===== DATASET EXTRACT =====

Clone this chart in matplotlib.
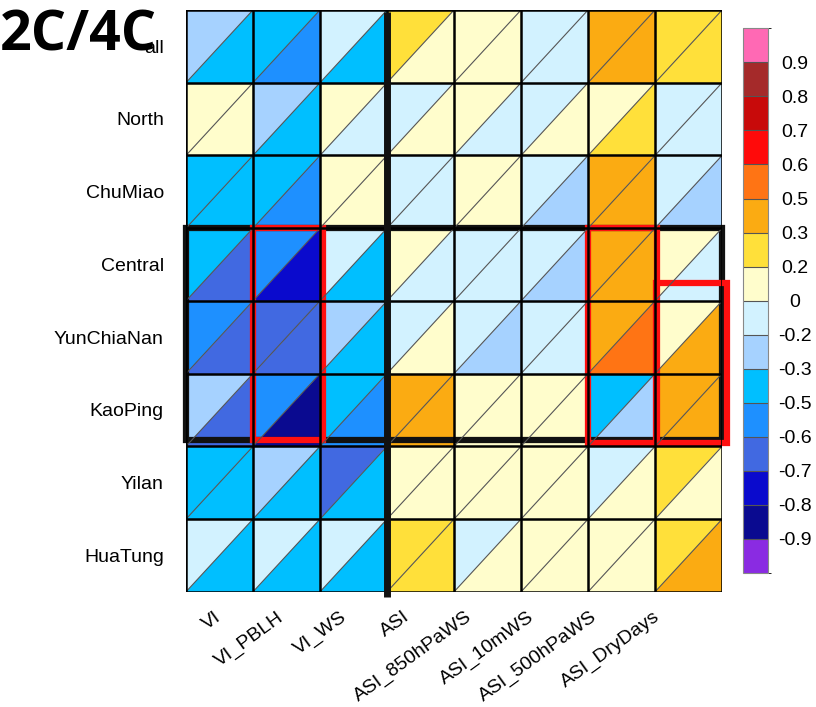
#!/usr/bin/env python3

import matplotlib
matplotlib.use('Agg')
import matplotlib.pyplot as plt
import matplotlib.transforms as mtransforms
import numpy as np
from matplotlib.colors import ListedColormap, BoundaryNorm
from matplotlib.collections import PolyCollection
from matplotlib.patches import Rectangle
from matplotlib.cm import ScalarMappable

regions = ['all', 'North', 'ChuMiao', 'Central', 'YunChiaNan', 'KaoPing', 'Yilan', 'HuaTung']
predictors = ['VI', 'VI_PBLH', 'VI_WS', 'ASI', 'ASI_850hPaWS', 'ASI_10mWS',
              'ASI_500hPaWS', 'ASI_DryDays']

# upper-left triangle of each cell (estimated from colour class)
upper = [
  [-0.25, -0.40, -0.10, 0.25, 0.10, -0.10, 0.40, 0.25],
  [ 0.10, -0.25,  0.10, -0.10, 0.10, -0.10, 0.10, -0.10],
  [-0.40, -0.40,  0.10, -0.10, 0.10, -0.10, 0.40, -0.10],
  [-0.40, -0.55, -0.10, 0.10, -0.10, -0.10, 0.40, 0.10],
  [-0.55, -0.65, -0.25, -0.10, -0.10, -0.10, 0.40, 0.10],
  [-0.25, -0.55, -0.40, 0.40, 0.10, 0.10, -0.40, 0.40],
  [-0.40, -0.25, -0.65, 0.10, 0.10, 0.10, -0.10, 0.25],
  [-0.10, -0.10, -0.10, 0.25, -0.10, 0.10, 0.10, 0.25],
]
# lower-right triangle of each cell
lower = [
  [-0.40, -0.55, -0.40, 0.10, 0.10, -0.10, 0.40, 0.25],
  [ 0.10, -0.40, -0.10, 0.10, -0.10, 0.10, 0.25, -0.10],
  [-0.40, -0.55,  0.10, -0.10, 0.10, -0.25, 0.40, -0.25],
  [-0.65, -0.75, -0.40, -0.10, -0.10, -0.25, 0.40, -0.10],
  [-0.65, -0.65, -0.40, 0.10, -0.25, -0.10, 0.55, 0.40],
  [-0.65, -0.85, -0.55, 0.40, 0.10, 0.10, -0.25, 0.40],
  [-0.40, -0.40, -0.40, 0.10, 0.10, 0.10, 0.10, 0.10],
  [-0.40, -0.40, -0.40, 0.25, 0.10, 0.10, 0.10, 0.40],
]

levels = [-0.9, -0.8, -0.7, -0.6, -0.5, -0.3, -0.2, 0, 0.2, 0.3, 0.5, 0.6, 0.7, 0.8, 0.9]
level_labels = ['-0.9', '-0.8', '-0.7', '-0.6', '-0.5', '-0.3', '-0.2', '0',
                '0.2', '0.3', '0.5', '0.6', '0.7', '0.8', '0.9']
colors = ['#8A2BE2', '#0A0A90', '#0A0ACD', '#4169E1', '#1E90FF', '#00BFFF',
          '#A6D2FF', '#D2F2FF', '#FFFDCC', '#FFE03A', '#FBAB12', '#FF7414',
          '#FF0A0A', '#C80A0A', '#A52A2A', '#FF69B4']

bounds = [-1.0] + levels + [1.0]
cmap = ListedColormap(colors)
norm = BoundaryNorm(bounds, cmap.N)

plt.rcParams['font.family'] = ['Liberation Sans', 'DejaVu Sans']

fig = plt.figure(figsize=(8.16, 7.07), dpi=100)
ax = fig.add_axes([0.228, 0.163, 0.657, 0.823])

nr, nc = len(regions), len(predictors)
verts, vals = [], []
for i in range(nr):
  for j in range(nc):
    verts.append([(j, i + 1), (j, i), (j + 1, i)])
    vals.append(upper[i][j])
    verts.append([(j, i + 1), (j + 1, i + 1), (j + 1, i)])
    vals.append(lower[i][j])

pc = PolyCollection(verts, array=np.array(vals), cmap=cmap, norm=norm, edgecolors='none')
ax.add_collection(pc)

for i in range(nr):
  for j in range(nc):
    ax.plot([j, j + 1], [i + 1, i], color='#555555', lw=0.8)

for k in range(nr + 1):
  ax.axhline(k, color='black', lw=1.8)
for k in range(nc + 1):
  ax.axvline(k, color='black', lw=1.8)

ax.set_xlim(0, nc)
ax.set_ylim(nr, 0)

# highlight boxes
ax.plot([3, 3], [0.03, 8.07], color='#111111', lw=5, clip_on=False, solid_capstyle='butt')
ax.add_patch(Rectangle((0, 3), 8, 2.92, fill=False, ec='#111111', lw=4.5, clip_on=False))
ax.add_patch(Rectangle((1, 3), 1.05, 2.92, fill=False, ec='#FF1010', lw=4.5, clip_on=False))
ax.add_patch(Rectangle((6, 3), 1.03, 2.95, fill=False, ec='#FF1010', lw=4.5, clip_on=False))
ax.add_patch(Rectangle((7.02, 3.75), 1.05, 2.2, fill=False, ec='#FF1010', lw=4.5, clip_on=False))

ax.set_xticks(np.arange(nc) + 0.5)
ax.set_xticklabels(predictors, rotation=36, ha='right', va='top', fontsize=14)
ax.set_yticks(np.arange(nr) + 0.5)
ax.set_yticklabels(regions, fontsize=14)
ax.tick_params(length=0)
ax.tick_params(axis='y', pad=16)
ax.tick_params(axis='x', pad=12)
for s in ax.spines.values():
  s.set_visible(False)

# labels drift slightly left of the column centres in the original
for j, lab in enumerate(ax.get_xticklabels()):
  dx = (5 - 4.4 * j) / 100.0
  lab.set_transform(lab.get_transform() + mtransforms.ScaledTranslation(dx, 0, fig.dpi_scale_trans))

cax = fig.add_axes([0.9105, 0.1895, 0.031, 0.7705])
sm = ScalarMappable(norm=norm, cmap=cmap)
cb = fig.colorbar(sm, cax=cax, ticks=levels, drawedges=True)
cb.ax.set_yticklabels(level_labels, fontsize=14, ha='center')
cb.ax.tick_params(length=0, pad=19)
cb.outline.set_edgecolor('#888888')
cb.outline.set_linewidth(0.8)
cb.dividers.set_color('#555555')
cb.dividers.set_linewidth(0.8)

# panel tag, drawn beneath the axes so the "all" label stays visible
fig.text(0.0, 0.928, '2C/4C', fontsize=40, fontweight='bold', family='Open Sans',
         ha='left', va='baseline', zorder=-1)

fig.savefig('out.png', dpi=100)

=====

◆ REQUIREMENT:
Repeat the listing in full and exactly. Leave any pictures out.

◆ EXPECTED ANSWER:
Clone this chart in matplotlib.
#!/usr/bin/env python3

import matplotlib
matplotlib.use('Agg')
import matplotlib.pyplot as plt
import matplotlib.transforms as mtransforms
import numpy as np
from matplotlib.colors import ListedColormap, BoundaryNorm
from matplotlib.collections import PolyCollection
from matplotlib.patches import Rectangle
from matplotlib.cm import ScalarMappable

regions = ['all', 'North', 'ChuMiao', 'Central', 'YunChiaNan', 'KaoPing', 'Yilan', 'HuaTung']
predictors = ['VI', 'VI_PBLH', 'VI_WS', 'ASI', 'ASI_850hPaWS', 'ASI_10mWS',
              'ASI_500hPaWS', 'ASI_DryDays']

# upper-left triangle of each cell (estimated from colour class)
upper = [
  [-0.25, -0.40, -0.10, 0.25, 0.10, -0.10, 0.40, 0.25],
  [ 0.10, -0.25,  0.10, -0.10, 0.10, -0.10, 0.10, -0.10],
  [-0.40, -0.40,  0.10, -0.10, 0.10, -0.10, 0.40, -0.10],
  [-0.40, -0.55, -0.10, 0.10, -0.10, -0.10, 0.40, 0.10],
  [-0.55, -0.65, -0.25, -0.10, -0.10, -0.10, 0.40, 0.10],
  [-0.25, -0.55, -0.40, 0.40, 0.10, 0.10, -0.40, 0.40],
  [-0.40, -0.25, -0.65, 0.10, 0.10, 0.10, -0.10, 0.25],
  [-0.10, -0.10, -0.10, 0.25, -0.10, 0.10, 0.10, 0.25],
]
# lower-right triangle of each cell
lower = [
  [-0.40, -0.55, -0.40, 0.10, 0.10, -0.10, 0.40, 0.25],
  [ 0.10, -0.40, -0.10, 0.10, -0.10, 0.10, 0.25, -0.10],
  [-0.40, -0.55,  0.10, -0.10, 0.10, -0.25, 0.40, -0.25],
  [-0.65, -0.75, -0.40, -0.10, -0.10, -0.25, 0.40, -0.10],
  [-0.65, -0.65, -0.40, 0.10, -0.25, -0.10, 0.55, 0.40],
  [-0.65, -0.85, -0.55, 0.40, 0.10, 0.10, -0.25, 0.40],
  [-0.40, -0.40, -0.40, 0.10, 0.10, 0.10, 0.10, 0.10],
  [-0.40, -0.40, -0.40, 0.25, 0.10, 0.10, 0.10, 0.40],
]

levels = [-0.9, -0.8, -0.7, -0.6, -0.5, -0.3, -0.2, 0, 0.2, 0.3, 0.5, 0.6, 0.7, 0.8, 0.9]
level_labels = ['-0.9', '-0.8', '-0.7', '-0.6', '-0.5', '-0.3', '-0.2', '0',
                '0.2', '0.3', '0.5', '0.6', '0.7', '0.8', '0.9']
colors = ['#8A2BE2', '#0A0A90', '#0A0ACD', '#4169E1', '#1E90FF', '#00BFFF',
          '#A6D2FF', '#D2F2FF', '#FFFDCC', '#FFE03A', '#FBAB12', '#FF7414',
          '#FF0A0A', '#C80A0A', '#A52A2A', '#FF69B4']

bounds = [-1.0] + levels + [1.0]
cmap = ListedColormap(colors)
norm = BoundaryNorm(bounds, cmap.N)

plt.rcParams['font.family'] = ['Liberation Sans', 'DejaVu Sans']

fig = plt.figure(figsize=(8.16, 7.07), dpi=100)
ax = fig.add_axes([0.228, 0.163, 0.657, 0.823])

nr, nc = len(regions), len(predictors)
verts, vals = [], []
for i in range(nr):
  for j in range(nc):
    verts.append([(j, i + 1), (j, i), (j + 1, i)])
    vals.append(upper[i][j])
    verts.append([(j, i + 1), (j + 1, i + 1), (j + 1, i)])
    vals.append(lower[i][j])

pc = PolyCollection(verts, array=np.array(vals), cmap=cmap, norm=norm, edgecolors='none')
ax.add_collection(pc)

for i in range(nr):
  for j in range(nc):
    ax.plot([j, j + 1], [i + 1, i], color='#555555', lw=0.8)

for k in range(nr + 1):
  ax.axhline(k, color='black', lw=1.8)
for k in range(nc + 1):
  ax.axvline(k, color='black', lw=1.8)

ax.set_xlim(0, nc)
ax.set_ylim(nr, 0)

# highlight boxes
ax.plot([3, 3], [0.03, 8.07], color='#111111', lw=5, clip_on=False, solid_capstyle='butt')
ax.add_patch(Rectangle((0, 3), 8, 2.92, fill=False, ec='#111111', lw=4.5, clip_on=False))
ax.add_patch(Rectangle((1, 3), 1.05, 2.92, fill=False, ec='#FF1010', lw=4.5, clip_on=False))
ax.add_patch(Rectangle((6, 3), 1.03, 2.95, fill=False, ec='#FF1010', lw=4.5, clip_on=False))
ax.add_patch(Rectangle((7.02, 3.75), 1.05, 2.2, fill=False, ec='#FF1010', lw=4.5, clip_on=False))

ax.set_xticks(np.arange(nc) + 0.5)
ax.set_xticklabels(predictors, rotation=36, ha='right', va='top', fontsize=14)
ax.set_yticks(np.arange(nr) + 0.5)
ax.set_yticklabels(regions, fontsize=14)
ax.tick_params(length=0)
ax.tick_params(axis='y', pad=16)
ax.tick_params(axis='x', pad=12)
for s in ax.spines.values():
  s.set_visible(False)

# labels drift slightly left of the column centres in the original
for j, lab in enumerate(ax.get_xticklabels()):
  dx = (5 - 4.4 * j) / 100.0
  lab.set_transform(lab.get_transform() + mtransforms.ScaledTranslation(dx, 0, fig.dpi_scale_trans))

cax = fig.add_axes([0.9105, 0.1895, 0.031, 0.7705])
sm = ScalarMappable(norm=norm, cmap=cmap)
cb = fig.colorbar(sm, cax=cax, ticks=levels, drawedges=True)
cb.ax.set_yticklabels(level_labels, fontsize=14, ha='center')
cb.ax.tick_params(length=0, pad=19)
cb.outline.set_edgecolor('#888888')
cb.outline.set_linewidth(0.8)
cb.dividers.set_color('#555555')
cb.dividers.set_linewidth(0.8)

# panel tag, drawn beneath the axes so the "all" label stays visible
fig.text(0.0, 0.928, '2C/4C', fontsize=40, fontweight='bold', family='Open Sans',
         ha='left', va='baseline', zorder=-1)

fig.savefig('out.png', dpi=100)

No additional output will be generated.